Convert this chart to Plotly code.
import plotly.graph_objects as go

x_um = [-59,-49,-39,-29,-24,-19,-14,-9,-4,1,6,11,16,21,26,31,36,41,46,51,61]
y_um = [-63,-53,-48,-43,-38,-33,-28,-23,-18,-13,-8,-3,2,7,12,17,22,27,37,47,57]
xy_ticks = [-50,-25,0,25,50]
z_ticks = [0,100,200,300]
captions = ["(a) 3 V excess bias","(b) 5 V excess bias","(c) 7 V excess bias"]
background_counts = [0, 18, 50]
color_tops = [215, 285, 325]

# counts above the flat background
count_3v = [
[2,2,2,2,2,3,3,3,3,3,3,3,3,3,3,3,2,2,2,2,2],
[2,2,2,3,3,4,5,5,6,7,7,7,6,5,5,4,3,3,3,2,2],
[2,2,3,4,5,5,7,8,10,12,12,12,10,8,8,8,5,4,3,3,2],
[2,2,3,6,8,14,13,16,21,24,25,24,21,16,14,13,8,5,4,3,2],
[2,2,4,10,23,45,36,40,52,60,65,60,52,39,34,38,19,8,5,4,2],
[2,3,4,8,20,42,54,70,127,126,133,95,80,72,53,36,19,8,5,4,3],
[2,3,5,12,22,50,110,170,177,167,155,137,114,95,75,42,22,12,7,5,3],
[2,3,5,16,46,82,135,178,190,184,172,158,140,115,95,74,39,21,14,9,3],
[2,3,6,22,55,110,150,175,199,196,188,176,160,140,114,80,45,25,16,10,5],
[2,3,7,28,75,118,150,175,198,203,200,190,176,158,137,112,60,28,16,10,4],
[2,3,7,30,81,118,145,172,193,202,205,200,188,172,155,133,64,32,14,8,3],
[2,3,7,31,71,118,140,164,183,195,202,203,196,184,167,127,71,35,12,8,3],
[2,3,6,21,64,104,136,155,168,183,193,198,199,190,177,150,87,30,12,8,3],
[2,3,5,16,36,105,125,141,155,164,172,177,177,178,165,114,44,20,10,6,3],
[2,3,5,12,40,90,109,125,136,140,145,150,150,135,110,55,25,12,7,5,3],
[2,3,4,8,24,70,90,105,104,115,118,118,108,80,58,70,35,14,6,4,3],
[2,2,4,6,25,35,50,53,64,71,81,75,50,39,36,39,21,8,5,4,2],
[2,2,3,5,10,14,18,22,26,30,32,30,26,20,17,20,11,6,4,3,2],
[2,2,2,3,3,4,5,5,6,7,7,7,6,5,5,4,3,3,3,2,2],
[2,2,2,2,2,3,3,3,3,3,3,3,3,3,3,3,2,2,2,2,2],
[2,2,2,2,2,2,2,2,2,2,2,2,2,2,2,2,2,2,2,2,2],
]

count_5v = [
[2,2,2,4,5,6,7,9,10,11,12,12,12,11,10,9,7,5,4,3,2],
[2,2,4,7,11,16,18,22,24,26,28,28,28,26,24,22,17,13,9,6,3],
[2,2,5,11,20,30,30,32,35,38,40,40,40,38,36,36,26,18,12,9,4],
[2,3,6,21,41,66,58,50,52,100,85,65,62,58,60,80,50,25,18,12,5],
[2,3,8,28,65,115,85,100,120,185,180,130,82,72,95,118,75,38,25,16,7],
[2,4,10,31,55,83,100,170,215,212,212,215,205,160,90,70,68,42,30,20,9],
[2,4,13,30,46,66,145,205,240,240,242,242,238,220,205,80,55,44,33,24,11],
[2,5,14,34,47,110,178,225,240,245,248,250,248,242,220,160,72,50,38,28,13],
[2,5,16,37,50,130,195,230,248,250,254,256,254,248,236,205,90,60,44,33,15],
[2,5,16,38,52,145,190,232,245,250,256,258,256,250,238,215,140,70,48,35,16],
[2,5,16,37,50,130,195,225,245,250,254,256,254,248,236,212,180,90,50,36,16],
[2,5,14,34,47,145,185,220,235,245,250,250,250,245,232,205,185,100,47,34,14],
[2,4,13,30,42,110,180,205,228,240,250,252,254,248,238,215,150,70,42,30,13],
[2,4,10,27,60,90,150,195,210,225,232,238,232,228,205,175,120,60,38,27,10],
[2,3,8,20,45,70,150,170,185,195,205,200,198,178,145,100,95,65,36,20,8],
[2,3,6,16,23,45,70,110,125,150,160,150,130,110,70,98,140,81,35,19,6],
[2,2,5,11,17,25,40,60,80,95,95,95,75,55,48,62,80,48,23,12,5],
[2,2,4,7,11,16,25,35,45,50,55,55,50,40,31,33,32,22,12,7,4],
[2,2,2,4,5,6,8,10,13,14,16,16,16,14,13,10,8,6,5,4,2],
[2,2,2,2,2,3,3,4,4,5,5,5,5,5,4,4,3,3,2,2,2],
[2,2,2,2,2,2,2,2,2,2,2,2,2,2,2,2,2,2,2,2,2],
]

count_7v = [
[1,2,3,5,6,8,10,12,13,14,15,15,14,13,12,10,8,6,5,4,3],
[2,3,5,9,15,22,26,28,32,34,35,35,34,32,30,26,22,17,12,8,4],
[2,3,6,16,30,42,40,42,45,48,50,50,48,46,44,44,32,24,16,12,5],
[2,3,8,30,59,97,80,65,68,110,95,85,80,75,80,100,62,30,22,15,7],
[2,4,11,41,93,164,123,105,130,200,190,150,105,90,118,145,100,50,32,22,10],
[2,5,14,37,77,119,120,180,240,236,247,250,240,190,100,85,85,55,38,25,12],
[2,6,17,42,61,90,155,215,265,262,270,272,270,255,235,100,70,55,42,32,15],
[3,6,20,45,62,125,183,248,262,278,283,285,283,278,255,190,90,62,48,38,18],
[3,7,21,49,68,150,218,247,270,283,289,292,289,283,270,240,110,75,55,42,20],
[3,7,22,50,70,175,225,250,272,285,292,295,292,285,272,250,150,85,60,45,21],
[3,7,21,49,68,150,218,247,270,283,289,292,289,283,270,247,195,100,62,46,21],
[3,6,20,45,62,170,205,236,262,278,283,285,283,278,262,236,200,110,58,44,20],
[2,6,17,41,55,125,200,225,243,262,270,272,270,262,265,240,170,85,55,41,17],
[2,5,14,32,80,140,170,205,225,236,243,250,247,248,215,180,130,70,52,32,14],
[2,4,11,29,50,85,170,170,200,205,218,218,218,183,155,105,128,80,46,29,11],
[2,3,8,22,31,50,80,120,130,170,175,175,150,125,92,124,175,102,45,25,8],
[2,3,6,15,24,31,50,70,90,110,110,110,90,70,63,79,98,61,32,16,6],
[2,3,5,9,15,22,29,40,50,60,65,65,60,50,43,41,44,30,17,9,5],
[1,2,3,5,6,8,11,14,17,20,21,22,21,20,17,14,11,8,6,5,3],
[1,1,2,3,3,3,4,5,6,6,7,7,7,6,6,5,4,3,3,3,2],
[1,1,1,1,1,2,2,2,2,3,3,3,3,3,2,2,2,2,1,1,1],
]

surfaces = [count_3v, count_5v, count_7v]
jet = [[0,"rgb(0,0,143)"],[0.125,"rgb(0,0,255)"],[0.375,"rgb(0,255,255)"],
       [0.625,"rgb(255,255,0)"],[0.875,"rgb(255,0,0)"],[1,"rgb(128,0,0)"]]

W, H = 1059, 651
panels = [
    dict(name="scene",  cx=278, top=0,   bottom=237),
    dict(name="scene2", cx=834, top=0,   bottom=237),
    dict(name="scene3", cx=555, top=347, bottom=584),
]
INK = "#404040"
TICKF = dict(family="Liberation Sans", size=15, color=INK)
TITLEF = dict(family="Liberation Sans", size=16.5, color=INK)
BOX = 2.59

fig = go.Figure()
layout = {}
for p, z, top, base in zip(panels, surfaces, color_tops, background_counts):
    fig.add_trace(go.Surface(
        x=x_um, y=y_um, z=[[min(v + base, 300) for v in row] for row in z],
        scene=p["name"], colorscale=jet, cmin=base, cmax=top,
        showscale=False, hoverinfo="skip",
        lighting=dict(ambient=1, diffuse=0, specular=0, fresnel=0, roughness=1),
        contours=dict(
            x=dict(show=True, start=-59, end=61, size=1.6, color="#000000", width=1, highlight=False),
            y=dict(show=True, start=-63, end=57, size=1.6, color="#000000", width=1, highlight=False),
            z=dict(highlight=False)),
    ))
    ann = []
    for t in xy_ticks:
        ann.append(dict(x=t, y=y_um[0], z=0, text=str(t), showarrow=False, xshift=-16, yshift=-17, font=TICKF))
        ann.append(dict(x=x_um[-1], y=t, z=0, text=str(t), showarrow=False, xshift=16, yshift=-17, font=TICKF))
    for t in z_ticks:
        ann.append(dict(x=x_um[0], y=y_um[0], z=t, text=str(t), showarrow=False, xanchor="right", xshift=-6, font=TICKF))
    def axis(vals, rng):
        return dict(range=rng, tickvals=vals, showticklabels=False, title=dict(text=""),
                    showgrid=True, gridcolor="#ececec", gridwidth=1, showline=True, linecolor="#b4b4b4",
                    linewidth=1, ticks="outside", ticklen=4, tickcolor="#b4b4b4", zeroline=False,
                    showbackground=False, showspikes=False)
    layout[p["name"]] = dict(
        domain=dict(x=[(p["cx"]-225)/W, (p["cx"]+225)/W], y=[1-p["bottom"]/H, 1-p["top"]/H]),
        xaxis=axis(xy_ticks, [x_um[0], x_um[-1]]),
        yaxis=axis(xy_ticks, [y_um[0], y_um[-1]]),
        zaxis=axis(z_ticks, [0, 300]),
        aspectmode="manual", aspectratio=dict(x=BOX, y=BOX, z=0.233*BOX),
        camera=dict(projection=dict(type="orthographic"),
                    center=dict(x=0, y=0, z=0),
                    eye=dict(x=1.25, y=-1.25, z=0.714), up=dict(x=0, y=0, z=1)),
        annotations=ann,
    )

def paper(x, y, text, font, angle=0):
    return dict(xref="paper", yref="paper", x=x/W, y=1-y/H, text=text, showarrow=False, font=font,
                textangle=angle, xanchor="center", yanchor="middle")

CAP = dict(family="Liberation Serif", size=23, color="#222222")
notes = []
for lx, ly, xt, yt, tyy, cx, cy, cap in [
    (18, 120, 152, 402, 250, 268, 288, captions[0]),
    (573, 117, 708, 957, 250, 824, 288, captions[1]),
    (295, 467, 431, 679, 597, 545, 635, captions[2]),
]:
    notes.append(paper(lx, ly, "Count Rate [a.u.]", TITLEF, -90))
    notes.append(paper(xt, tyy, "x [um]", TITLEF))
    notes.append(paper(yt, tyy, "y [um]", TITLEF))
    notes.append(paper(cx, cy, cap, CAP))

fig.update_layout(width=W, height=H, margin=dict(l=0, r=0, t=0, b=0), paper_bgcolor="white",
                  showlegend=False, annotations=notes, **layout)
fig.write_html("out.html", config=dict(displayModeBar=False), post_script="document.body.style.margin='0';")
= = =
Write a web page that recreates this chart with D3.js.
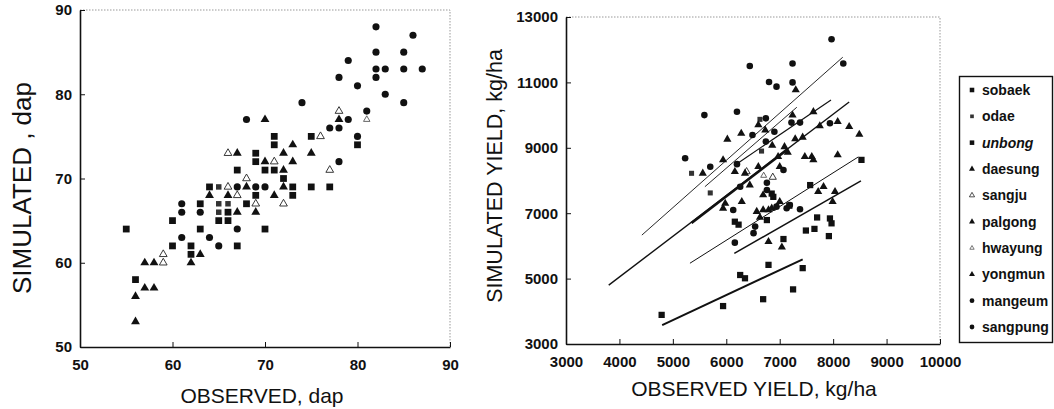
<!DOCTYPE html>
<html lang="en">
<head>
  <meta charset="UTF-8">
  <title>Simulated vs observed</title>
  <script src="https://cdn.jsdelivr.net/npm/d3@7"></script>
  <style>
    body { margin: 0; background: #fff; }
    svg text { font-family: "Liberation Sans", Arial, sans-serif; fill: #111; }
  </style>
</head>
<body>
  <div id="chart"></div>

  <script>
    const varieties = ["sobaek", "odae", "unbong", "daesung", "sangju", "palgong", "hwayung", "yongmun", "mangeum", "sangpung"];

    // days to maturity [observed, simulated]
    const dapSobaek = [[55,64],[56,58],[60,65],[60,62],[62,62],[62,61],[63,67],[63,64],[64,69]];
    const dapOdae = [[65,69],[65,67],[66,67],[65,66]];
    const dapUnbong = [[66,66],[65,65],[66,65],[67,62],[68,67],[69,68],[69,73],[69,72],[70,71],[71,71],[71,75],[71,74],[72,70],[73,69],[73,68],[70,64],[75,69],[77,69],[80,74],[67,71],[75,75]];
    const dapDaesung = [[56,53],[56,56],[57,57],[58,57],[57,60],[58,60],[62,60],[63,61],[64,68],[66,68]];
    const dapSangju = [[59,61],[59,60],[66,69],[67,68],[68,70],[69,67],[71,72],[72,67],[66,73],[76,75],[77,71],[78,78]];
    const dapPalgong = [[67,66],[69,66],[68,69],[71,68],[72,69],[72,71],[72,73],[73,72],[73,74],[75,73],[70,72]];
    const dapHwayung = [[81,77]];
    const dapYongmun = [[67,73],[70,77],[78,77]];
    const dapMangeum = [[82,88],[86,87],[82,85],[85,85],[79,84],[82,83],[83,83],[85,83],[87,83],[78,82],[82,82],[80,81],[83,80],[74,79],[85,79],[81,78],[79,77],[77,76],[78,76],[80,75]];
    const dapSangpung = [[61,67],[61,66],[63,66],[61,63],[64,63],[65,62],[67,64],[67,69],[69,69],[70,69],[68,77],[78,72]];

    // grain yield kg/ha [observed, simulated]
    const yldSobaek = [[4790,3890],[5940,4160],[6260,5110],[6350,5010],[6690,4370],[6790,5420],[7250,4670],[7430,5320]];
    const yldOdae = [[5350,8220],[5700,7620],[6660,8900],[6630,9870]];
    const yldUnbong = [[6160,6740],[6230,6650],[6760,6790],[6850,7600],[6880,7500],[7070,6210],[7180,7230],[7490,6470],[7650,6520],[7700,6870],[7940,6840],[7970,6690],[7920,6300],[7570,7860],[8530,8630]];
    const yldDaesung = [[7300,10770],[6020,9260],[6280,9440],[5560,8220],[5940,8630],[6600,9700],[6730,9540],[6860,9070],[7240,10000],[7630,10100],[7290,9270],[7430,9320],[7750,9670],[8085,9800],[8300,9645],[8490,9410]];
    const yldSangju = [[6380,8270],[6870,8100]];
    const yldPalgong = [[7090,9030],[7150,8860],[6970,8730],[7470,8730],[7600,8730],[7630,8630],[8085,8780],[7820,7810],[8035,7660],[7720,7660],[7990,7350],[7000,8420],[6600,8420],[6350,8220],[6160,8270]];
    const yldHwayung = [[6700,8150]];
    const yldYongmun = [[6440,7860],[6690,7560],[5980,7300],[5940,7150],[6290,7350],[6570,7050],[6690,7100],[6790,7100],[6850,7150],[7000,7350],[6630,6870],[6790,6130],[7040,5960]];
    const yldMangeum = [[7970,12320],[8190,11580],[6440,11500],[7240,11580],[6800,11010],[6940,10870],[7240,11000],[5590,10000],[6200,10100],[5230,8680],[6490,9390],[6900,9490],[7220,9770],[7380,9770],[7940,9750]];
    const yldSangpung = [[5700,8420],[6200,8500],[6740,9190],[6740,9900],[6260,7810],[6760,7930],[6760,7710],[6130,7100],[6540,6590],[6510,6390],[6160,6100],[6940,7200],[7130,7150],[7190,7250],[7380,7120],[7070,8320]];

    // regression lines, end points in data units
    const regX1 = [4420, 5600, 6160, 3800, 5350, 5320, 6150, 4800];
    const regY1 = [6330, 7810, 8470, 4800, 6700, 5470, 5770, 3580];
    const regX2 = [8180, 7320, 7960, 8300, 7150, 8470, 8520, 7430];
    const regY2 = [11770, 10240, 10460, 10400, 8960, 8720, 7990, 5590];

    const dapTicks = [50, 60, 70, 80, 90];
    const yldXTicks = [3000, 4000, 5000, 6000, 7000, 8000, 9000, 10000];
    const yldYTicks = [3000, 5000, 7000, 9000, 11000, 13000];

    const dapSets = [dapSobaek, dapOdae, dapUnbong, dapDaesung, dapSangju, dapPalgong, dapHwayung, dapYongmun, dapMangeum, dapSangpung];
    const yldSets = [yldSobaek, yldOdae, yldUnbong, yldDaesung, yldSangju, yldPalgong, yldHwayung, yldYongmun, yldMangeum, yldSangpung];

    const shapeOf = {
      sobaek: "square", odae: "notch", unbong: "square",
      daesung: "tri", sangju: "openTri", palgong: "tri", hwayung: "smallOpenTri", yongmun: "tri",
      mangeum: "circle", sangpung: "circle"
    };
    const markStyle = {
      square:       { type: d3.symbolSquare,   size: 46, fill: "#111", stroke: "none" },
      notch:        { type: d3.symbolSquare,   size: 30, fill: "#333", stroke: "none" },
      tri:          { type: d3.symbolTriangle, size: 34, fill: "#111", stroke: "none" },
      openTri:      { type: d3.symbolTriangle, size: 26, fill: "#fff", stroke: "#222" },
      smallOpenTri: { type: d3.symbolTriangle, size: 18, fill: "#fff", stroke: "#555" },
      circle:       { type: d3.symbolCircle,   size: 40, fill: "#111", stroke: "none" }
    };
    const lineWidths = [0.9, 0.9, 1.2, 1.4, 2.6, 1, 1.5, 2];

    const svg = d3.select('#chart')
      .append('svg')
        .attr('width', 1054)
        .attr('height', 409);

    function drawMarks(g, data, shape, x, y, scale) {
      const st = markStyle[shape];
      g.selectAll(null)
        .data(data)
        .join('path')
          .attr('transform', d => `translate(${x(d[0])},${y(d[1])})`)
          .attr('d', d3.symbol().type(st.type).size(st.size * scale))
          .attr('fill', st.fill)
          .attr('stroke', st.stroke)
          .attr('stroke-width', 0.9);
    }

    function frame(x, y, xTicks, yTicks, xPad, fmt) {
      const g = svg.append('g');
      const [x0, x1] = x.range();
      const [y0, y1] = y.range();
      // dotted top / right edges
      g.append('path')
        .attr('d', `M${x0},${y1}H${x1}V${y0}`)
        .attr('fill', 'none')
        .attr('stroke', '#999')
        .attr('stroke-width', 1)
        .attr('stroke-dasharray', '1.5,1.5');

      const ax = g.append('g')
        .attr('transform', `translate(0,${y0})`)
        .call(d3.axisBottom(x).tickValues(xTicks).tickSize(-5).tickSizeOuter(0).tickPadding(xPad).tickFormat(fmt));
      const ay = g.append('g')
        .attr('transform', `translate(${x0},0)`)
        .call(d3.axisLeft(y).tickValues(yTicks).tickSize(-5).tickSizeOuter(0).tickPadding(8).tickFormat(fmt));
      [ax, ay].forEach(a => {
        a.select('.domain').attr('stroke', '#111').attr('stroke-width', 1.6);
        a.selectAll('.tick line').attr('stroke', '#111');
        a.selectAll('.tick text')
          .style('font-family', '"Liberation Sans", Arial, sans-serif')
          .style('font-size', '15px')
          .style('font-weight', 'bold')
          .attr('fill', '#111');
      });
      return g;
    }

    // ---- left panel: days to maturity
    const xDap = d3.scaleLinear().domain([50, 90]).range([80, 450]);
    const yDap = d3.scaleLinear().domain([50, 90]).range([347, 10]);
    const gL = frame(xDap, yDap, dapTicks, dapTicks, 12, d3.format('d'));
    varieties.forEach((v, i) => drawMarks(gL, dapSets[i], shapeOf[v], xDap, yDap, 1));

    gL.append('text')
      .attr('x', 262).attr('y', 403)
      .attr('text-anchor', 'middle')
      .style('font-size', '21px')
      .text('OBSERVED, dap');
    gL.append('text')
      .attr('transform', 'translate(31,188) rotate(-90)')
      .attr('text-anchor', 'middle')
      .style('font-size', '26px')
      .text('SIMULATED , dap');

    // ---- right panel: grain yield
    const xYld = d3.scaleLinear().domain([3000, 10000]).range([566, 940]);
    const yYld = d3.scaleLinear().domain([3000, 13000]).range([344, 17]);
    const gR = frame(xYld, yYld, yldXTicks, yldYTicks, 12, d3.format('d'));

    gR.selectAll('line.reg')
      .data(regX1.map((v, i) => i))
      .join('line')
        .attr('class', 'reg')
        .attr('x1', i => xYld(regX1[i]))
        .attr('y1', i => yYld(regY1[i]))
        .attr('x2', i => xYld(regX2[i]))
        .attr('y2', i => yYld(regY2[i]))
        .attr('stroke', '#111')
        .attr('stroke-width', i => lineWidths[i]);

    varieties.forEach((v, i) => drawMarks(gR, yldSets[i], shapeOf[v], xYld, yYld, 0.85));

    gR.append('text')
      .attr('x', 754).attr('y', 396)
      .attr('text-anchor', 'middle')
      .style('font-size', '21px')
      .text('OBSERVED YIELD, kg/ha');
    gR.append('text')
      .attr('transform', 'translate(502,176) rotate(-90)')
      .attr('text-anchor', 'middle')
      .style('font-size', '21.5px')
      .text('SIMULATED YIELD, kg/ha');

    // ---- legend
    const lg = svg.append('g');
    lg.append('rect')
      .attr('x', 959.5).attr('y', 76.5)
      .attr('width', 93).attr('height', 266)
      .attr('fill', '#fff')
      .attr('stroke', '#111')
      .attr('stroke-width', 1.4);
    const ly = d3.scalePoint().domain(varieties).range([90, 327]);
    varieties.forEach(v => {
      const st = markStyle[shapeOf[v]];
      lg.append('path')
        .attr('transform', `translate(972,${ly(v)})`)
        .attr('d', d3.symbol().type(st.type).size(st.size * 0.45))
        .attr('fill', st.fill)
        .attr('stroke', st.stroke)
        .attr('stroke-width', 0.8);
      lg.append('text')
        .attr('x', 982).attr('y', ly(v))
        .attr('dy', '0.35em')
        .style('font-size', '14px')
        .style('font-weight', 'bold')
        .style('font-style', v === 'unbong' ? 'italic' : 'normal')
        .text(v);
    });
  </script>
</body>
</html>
= = =
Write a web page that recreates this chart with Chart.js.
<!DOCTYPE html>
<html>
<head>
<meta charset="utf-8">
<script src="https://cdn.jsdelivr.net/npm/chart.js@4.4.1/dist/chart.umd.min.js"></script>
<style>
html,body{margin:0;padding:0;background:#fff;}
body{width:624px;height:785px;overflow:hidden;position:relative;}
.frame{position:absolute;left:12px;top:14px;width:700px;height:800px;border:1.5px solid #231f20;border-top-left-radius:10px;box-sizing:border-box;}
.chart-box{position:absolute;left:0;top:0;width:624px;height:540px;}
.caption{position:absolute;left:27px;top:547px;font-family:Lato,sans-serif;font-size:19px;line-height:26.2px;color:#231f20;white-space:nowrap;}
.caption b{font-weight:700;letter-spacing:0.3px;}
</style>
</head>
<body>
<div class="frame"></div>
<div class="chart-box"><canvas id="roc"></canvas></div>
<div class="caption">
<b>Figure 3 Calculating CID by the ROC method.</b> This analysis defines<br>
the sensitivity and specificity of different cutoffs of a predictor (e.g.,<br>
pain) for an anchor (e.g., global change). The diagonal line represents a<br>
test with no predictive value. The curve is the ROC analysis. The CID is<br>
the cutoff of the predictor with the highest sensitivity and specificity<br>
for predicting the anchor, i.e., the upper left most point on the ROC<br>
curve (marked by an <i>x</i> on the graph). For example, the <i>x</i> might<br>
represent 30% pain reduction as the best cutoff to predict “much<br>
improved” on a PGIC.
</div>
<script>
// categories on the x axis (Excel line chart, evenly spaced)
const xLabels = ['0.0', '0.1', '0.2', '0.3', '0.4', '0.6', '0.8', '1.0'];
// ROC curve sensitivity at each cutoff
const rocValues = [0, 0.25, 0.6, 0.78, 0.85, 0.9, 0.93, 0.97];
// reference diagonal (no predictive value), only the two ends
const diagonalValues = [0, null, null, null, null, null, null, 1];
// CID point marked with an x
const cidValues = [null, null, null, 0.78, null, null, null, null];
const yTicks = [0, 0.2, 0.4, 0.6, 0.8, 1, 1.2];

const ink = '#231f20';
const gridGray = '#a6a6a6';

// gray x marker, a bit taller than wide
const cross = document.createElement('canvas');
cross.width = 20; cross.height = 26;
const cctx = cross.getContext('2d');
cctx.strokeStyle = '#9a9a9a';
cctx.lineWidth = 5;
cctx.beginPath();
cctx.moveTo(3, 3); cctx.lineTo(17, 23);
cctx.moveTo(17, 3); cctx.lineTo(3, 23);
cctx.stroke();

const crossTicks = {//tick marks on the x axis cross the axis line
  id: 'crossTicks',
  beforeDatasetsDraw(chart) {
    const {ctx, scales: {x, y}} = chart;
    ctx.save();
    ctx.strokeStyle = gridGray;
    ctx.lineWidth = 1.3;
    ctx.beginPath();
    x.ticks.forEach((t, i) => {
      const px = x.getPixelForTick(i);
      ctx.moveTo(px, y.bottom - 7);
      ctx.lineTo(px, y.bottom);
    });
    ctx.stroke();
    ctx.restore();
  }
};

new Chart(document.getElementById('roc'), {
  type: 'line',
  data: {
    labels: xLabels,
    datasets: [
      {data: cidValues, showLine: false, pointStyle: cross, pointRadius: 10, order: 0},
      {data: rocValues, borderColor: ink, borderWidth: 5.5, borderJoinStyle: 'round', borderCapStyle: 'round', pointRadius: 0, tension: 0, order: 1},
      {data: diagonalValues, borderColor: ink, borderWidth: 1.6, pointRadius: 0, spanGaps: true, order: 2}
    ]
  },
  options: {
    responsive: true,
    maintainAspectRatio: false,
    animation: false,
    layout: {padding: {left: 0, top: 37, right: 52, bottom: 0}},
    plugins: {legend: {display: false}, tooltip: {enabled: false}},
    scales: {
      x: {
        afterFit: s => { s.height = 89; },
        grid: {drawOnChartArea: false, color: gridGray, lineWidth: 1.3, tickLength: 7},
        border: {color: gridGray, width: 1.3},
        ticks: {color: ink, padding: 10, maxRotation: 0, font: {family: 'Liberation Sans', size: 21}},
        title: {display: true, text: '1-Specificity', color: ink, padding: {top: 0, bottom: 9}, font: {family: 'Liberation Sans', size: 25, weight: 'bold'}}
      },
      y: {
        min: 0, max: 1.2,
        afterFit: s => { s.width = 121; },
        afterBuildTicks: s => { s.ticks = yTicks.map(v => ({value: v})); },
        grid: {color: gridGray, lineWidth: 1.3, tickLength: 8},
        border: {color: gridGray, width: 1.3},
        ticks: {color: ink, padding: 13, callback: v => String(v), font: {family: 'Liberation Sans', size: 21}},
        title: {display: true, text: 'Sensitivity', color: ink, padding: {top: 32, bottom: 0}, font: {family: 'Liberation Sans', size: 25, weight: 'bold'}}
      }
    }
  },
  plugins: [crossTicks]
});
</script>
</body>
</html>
= = =
What you will do ▸ Using the data above, transcribe the lines that run from the line with "Convert this chart to Plotly code." to the line with "color_tops = [215, 285, 325]", both ends kept, and output nothing else.

Result of this exercise ▸
Convert this chart to Plotly code.
import plotly.graph_objects as go

x_um = [-59,-49,-39,-29,-24,-19,-14,-9,-4,1,6,11,16,21,26,31,36,41,46,51,61]
y_um = [-63,-53,-48,-43,-38,-33,-28,-23,-18,-13,-8,-3,2,7,12,17,22,27,37,47,57]
xy_ticks = [-50,-25,0,25,50]
z_ticks = [0,100,200,300]
captions = ["(a) 3 V excess bias","(b) 5 V excess bias","(c) 7 V excess bias"]
background_counts = [0, 18, 50]
color_tops = [215, 285, 325]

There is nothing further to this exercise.